Can you explain the process for me? Not sure I've ever seen anyone do this.


----------



## mrmaduro (Apr 12, 2009)

Sure thing, the process I used was the indirect method. There are several ways to do this, I chose to do mine on a larger scale. I used a 275 gallon fuel oil tank as the kiln. I cut it in half, lower in the front than the rear (this makes loading the inner barrel easier). After adding angle iron to stiffen the tank, I added hinges, 2 large diameter stacks, and a door to each side to help control the burn. I added a grate to hold the barrel up off the bottom. I used a 55 gal. drum as the retort container. This has to have a removable/resealable lid. This barrel has to be air tight with the exception of a few vent holes, these allow the burnable gasses to escape. I drilled 9 3/8 inch holes in a line down the side of the barrel for the vents. I just guessed at the number required, (I must be lucky because that amount worked perfectly). 
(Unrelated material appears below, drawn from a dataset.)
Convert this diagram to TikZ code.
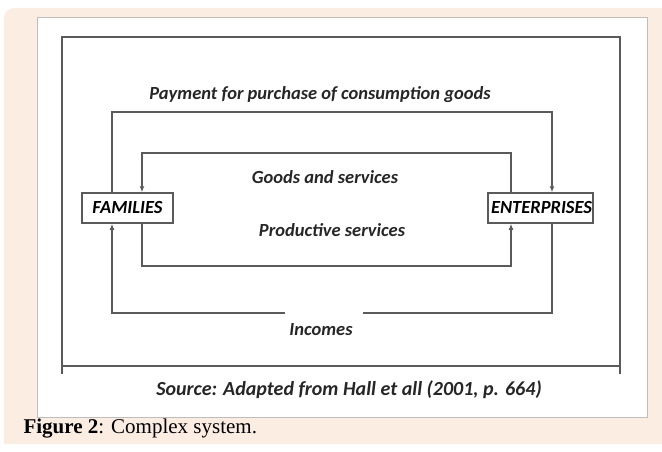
\documentclass[tikz,border=0pt]{standalone}
\usepackage{fontspec}
\setmainfont{Liberation Serif}
\newfontfamily\labelfont{Carlito}
\usetikzlibrary{arrows.meta}

\definecolor{peach}{HTML}{FCEDE3}
\definecolor{panelgray}{HTML}{BDBDBD}
\definecolor{linegray}{HTML}{5A5A5A}

\tikzset{
  flow/.style={color=linegray, line width=1.5pt},
  arrowflow/.style={flow, -{Latex[length=6pt,width=5pt]}},
  agent/.style={draw=linegray, line width=1.5pt, fill=white, inner sep=3pt,
    minimum height=30pt, font=\labelfont\bfseries\itshape\fontsize{18.5}{20}\selectfont},
  flowlabel/.style={font=\labelfont\bfseries\itshape\fontsize{18.5}{20}\selectfont, text=black!85},
}

\begin{document}
\begin{tikzpicture}[%
      x=1pt, y=-1pt,
      ]
      \useasboundingbox (0,0) rectangle (662,452);
      % background and panel
      \fill [color=peach, rounded corners=10pt] (4,8) rectangle (700,444);
      \fill [color=peach] (4,300) rectangle (662,444);
      \filldraw [fill=white, draw=panelgray, line width=0.8pt] (37,17) rectangle (647,417);

      % outer frame
      \draw [flow] (62,374) -- (62,37) -- (620,37) -- (620,374);
      \draw [flow] (62,366) -- (620,366);

      % economic agents
      \node [agent] (fam) at (127.5,208) {\makebox[85pt][c]{FAMILIES}};
      \node [agent] (ent) at (540.5,208) {\makebox[99pt][l]{ENTERPRISES}};

      % loop corners
      \coordinate (payL) at (112,112);
      \coordinate (payR) at (552,112);
      \coordinate (goodsR) at (511,153);
      \coordinate (goodsL) at (142,153);
      \coordinate (prodL) at (142,266);
      \coordinate (prodR) at (511,266);
      \coordinate (incR) at (552,313);
      \coordinate (gapR) at (363,313);
      \coordinate (gapL) at (285,313);
      \coordinate (incL) at (112,313);

      % flows
      \draw [arrowflow] (fam.north -| payL) -- (payL) -- (payR) -- (ent.north -| payR);
      \draw [arrowflow] (ent.north -| goodsR) -- (goodsR) -- (goodsL) -- (fam.north -| goodsL);
      \draw [arrowflow] (fam.south -| prodL) -- (prodL) -- (prodR) -- (ent.south -| prodR);
      \draw [flow] (ent.south -| incR) -- (incR) -- (gapR);
      \draw [arrowflow] (gapL) -- (incL) -- (fam.south -| incL);

      % labels
      \node [flowlabel] (pay) at (320,95) {Payment for purchase of consumption goods};
      \node [flowlabel] (goods) at (325,177) {Goods and services};
      \node [flowlabel] (prod) at (332,230) {Productive services};
      \node [flowlabel] (inc) at (321,330) {Incomes};
      \node [flowlabel, font=\labelfont\bfseries\itshape\fontsize{20}{22}\selectfont] (src) at (349,390) {Source: Adapted from Hall et all (2001, p. 664)};

      \node [anchor=base west, font=\fontsize{21}{24}\selectfont] (cap) at (20,433)
        {\textbf{Figure 2}: Complex system.};
      \end{tikzpicture}
\end{document}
To make the charcoal any hardwood will work, I found the pieces that were 4-5 inches long and 3-4 inches across worked the best. Fill the inner barrel loosely then shake to settle and fill to the top,(don't stack the wood tightly it won't all cook). Replace the lid. Fill the kiln as full as possible to where the bottom of the barrel will be. Place the retort barrel with the vent holes toward the bottom. Light the wood in the kiln keep it burning nice and hot, (the hotter the better). Keep adding wood until you see flames coming out of the vent holes. It will sound like a blast furnace inside when this starts. When this starts fill the kiln most of the way up with wood. When the vents stop emitting flame your wood will be charcoal. Let the fire go out it's done. DO NOT OPEN the barrel for any reason, the charcoal is hot enough to burst into flame if any oxygen is introduced. Allow the barrel to cool over night. That's it it's fun and I figure I'll save close to 400.00 dollars not having to buy charcoal.
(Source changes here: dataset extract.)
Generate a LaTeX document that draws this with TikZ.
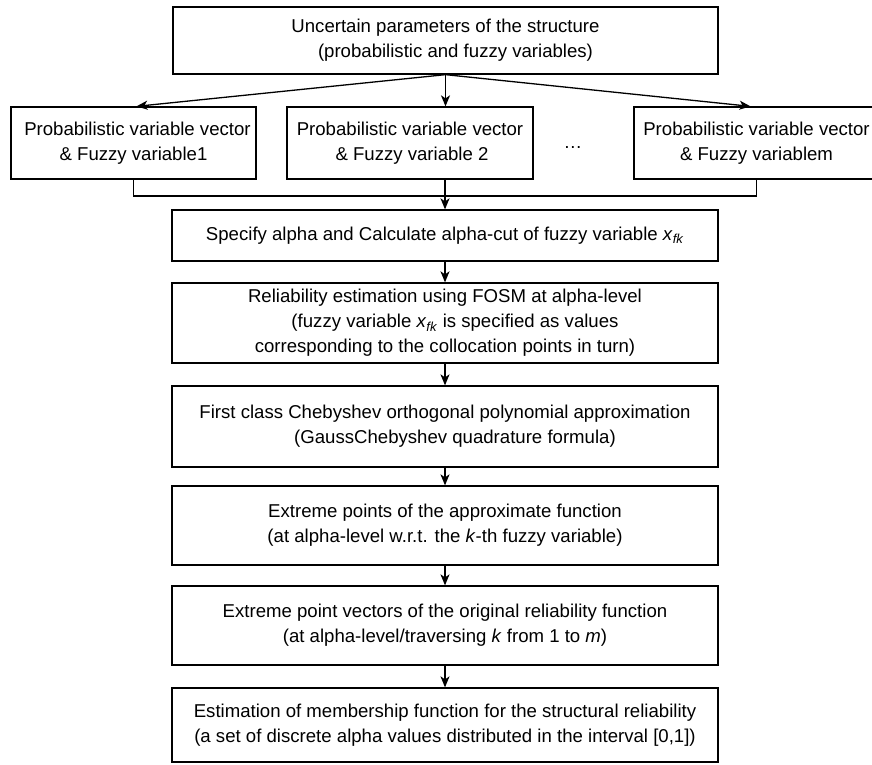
\documentclass[tikz,border=0pt]{standalone}
\usepackage{fontspec}
\setmainfont{Liberation Sans}
\usetikzlibrary{arrows.meta}
\newcommand\xfk{\textit{x}\textsubscript{\textit{fk}}}
\tikzset{
  box/.style={draw, line width=1.3pt, inner sep=0pt, align=center,
    font=\fontsize{18.6}{25}\selectfont},
  arr/.style={line width=1.3pt, -{Stealth[length=11pt,width=9pt,inset=3pt]}},
  ln/.style={line width=1.3pt},
}
\begin{document}
\begin{tikzpicture}[x=1pt,y=-1pt]
\clip (0,0) rectangle (872,764);
\node[box, minimum width=545pt, minimum height=67pt] (top) at (445.5,40.5)
  {Uncertain parameters of the structure\\ \hspace*{20pt}(probabilistic and fuzzy variables)};
\node[box, minimum width=245pt, minimum height=72pt] (pv1) at (133.5,143)
  {\hspace*{8pt}Probabilistic variable vector\\ \& Fuzzy variable1};
\node[box, minimum width=246pt, minimum height=72pt] (pv2) at (410,143)
  {Probabilistic variable vector\\ \hspace*{4pt}\& Fuzzy variable 2};
\node[box, minimum width=245pt, minimum height=72pt] (pvm) at (756.5,143)
  {Probabilistic variable vector\\ \& Fuzzy variablem};
\node[anchor=base, inner sep=0pt, font=\fontsize{18.6}{25}\selectfont] (dots) at (573,148) {…};
\node[box, minimum width=546pt, minimum height=51pt] (s3) at (445,235.5)
  {Specify alpha and Calculate alpha-cut of fuzzy variable \xfk};
\node[box, minimum width=546pt, minimum height=80pt] (s4) at (445,323)
  {Reliability estimation using FOSM at alpha-level\\ \hspace*{20pt}(fuzzy variable \xfk{} is specified as values\\ corresponding to the collocation points in turn)};
\node[box, minimum width=546pt, minimum height=81pt] (s5) at (445,426.5)
  {First class Chebyshev orthogonal polynomial approximation\\ \hspace*{20pt}(GaussChebyshev quadrature formula)};
\node[box, minimum width=546pt, minimum height=79pt] (s6) at (445,525.5)
  {Extreme points of the approximate function\\ (at alpha-level w.r.t. the \textit{k}-th fuzzy variable)};
\node[box, minimum width=546pt, minimum height=79pt] (s7) at (445,625.5)
  {Extreme point vectors of the original reliability function\\ (at alpha-level/traversing \textit{k} from 1 to \textit{m})};
\node[box, minimum width=546pt, minimum height=74pt] (s8) at (445,725)
  {Estimation of membership function for the structural reliability\\ (a set of discrete alpha values distributed in the interval [0,1])};
\coordinate (br) at (445,196);
\draw[arr] (top.south) -- ([xshift=3pt]pv1.north);
\draw[arr] (top.south) -- (top.south |- pv2.north);
\draw[arr] (top.south) -- ([xshift=-6pt]pvm.north);
\draw[ln] (pv1.south) |- (br) -| (pvm.south);
\draw[arr] (pv2.south -| s3.north) -- (s3.north);
\draw[arr] (s3) -- (s4);
\draw[arr] (s4) -- (s5);
\draw[arr] (s5) -- (s6);
\draw[arr] (s6) -- (s7);
\draw[arr] (s7) -- (s8);
\end{tikzpicture}
\end{document}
Plus it starts quicker, burns hotter, and burns more evenly. The first time I used it I was amazed, I filled my chimney starter as full as I could get it. Used 1 double sheet of newspaper, went inside to season the steaks, and pork tenderloin. Went outside and poured the coals into the grill, closed the lid waited for the temp to rise, brushed the grates. I was cooking in less than 15 minutes. After dinner I went out to check the coals, I still had cookable heat 1 hour and 10 minutes after I took off the meat.


----------



## hell fire grill (Apr 12, 2009)

Sounds like it worked out nicely for you. I have been making lump charcoal for a few years with a retort similar to this one:
http://64.176.180.203/charcoalretort.htm
He uses his charcoal for bladesmithing but the concept is the same as charcoal for cooking.
I like to use oak or maple for charcoal. You lose most of your flavor in the pyrolizing process, so I use my fruit woods for my primary heat/flavor in the firebox.


----------



## davenh (Apr 13, 2009)

Pretty cool system!

Can you estimate how much wood you used (both in the kiln and barrel) vs how many lbs of charcoal you yielded? 
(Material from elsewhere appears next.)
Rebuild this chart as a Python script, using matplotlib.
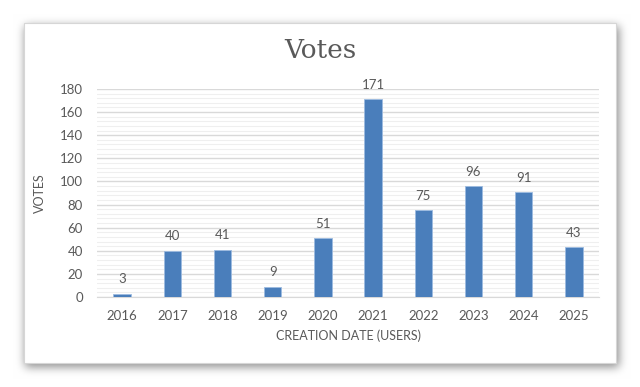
import matplotlib
matplotlib.use("Agg")
import matplotlib.pyplot as plt
from matplotlib.patches import Rectangle
import numpy as np

years = ["2016", "2017", "2018", "2019", "2020", "2021", "2022", "2023", "2024", "2025"]
votes = [3, 40, 41, 9, 51, 171, 75, 96, 91, 43]

W, H = 640, 387
fig = plt.figure(figsize=(6.4, 3.87), dpi=100)
fig.patch.set_facecolor("white")

# soft shadow behind the chart frame (blurred mask)
fx0, fy0, fx1, fy1 = 24, 23, 616, 363
mask = np.zeros((H, W))
mask[fy0 + 3:fy1 + 4, fx0 + 1:fx1 + 3] = 1.0
def blur1d(a, r, axis):
    k = np.ones(2 * r + 1) / (2 * r + 1)
    return np.apply_along_axis(lambda m: np.convolve(m, k, mode="same"), axis, a)
for _ in range(3):
    mask = blur1d(mask, 4, 0)
    mask = blur1d(mask, 4, 1)
shade = 1 - 0.45 * mask
img = np.dstack([shade, shade, shade])
fig.figimage(img[::-1], xo=0, yo=0, origin="lower", zorder=0)

frame = Rectangle((fx0 / W, 1 - fy1 / H), (fx1 - fx0) / W, (fy1 - fy0) / H,
                  transform=fig.transFigure, facecolor="white",
                  edgecolor="#d6d6d6", linewidth=0.8, zorder=1)
fig.patches.append(frame)

ax = fig.add_axes([97 / W, 1 - 297 / H, (599 - 97) / W, (297 - 89) / H])
ax.set_facecolor("none")
ax.set_zorder(2)

font = "Lato"
tc = "#595959"
x = np.arange(len(years))
bars = ax.bar(x, votes, width=0.35, color="#4a7ebb", edgecolor="#9dbbe0",
              linewidth=0.6, zorder=3)
for xi, v in zip(x, votes):
    ax.annotate(str(v), (xi, v), xytext=(0, 6), textcoords="offset points",
                ha="center", va="bottom", fontsize=9.5, color=tc, family=font)

ax.set_xlim(-0.5, len(years) - 0.5)
ax.set_ylim(0, 180)
ax.set_yticks(np.arange(0, 181, 20))
ax.set_yticks(np.arange(0, 181, 4), minor=True)
ax.grid(axis="y", which="major", color="#d9d9d9", linewidth=1.0, zorder=0)
ax.grid(axis="y", which="minor", color="#efefef", linewidth=0.8, zorder=0)
ax.set_xticks(x)
ax.set_xticklabels(years)
for s in ["top", "right", "left"]:
    ax.spines[s].set_visible(False)
ax.spines["bottom"].set_color("#d9d9d9")
ax.tick_params(axis="both", which="both", length=0, colors=tc, labelsize=9.5)
ax.tick_params(axis="x", pad=9)
ax.tick_params(axis="y", pad=10)
for lab in ax.get_xticklabels() + ax.get_yticklabels():
    lab.set_family(font)

ax.set_ylabel("VOTES", fontsize=9, color=tc, family=font, labelpad=10)
ax.set_xlabel("CREATION DATE (USERS)", fontsize=9, color=tc, family=font, labelpad=6)
fig.text(320 / W, 1 - 50 / H, "Votes", ha="center", va="center",
         fontsize=19, color=tc, family="DejaVu Serif", zorder=5)

fig.savefig("out.png", dpi=100)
Ok to use a soft wood like pine for the kiln fuel? Save the hardwood for the barrel (coal)?


----------



## mrmaduro (Apr 13, 2009)

I would say that it took a little less than 1 1/2 times of burning wood to charcoal wood. The charcoal yielded almost half of the starting amount. It was close to 120-130 pounds of wood in the retort, which yielded 50-60 pounds of charcoal. 

Yes you can use your scaps to burn in the kiln, pine, cedar, OSB, plywood scraps, etc.... 

Cacus, I agree with you on loosing the apple flavor in the conversion, (still has a slight apple aroma while burning). But apple was the only wood that I had enough to fill the retort. I couldn't wait, I had to see how it would work. The next load will be either oak or hickory.


----------



## alx (Apr 13, 2009)

Nice job.I was building one with 30 gallon drum inside 55 gallon,but since i have two 55 gallons i am going to use second 55 gallon on top as gasser.Should be ready this month.In the charcoal by gary gilmore he mentions 12% moisture of wood=100% coals-80%moisture=38% charcoal per batch..I have cord of cherry(dry) and 3/4 cord red oak(cut nov.10)-i was figuring the greater heat output of wood when burned would work same with charcoal final product.Like you mentioned use what you have etc.Thanks for pictures.


----------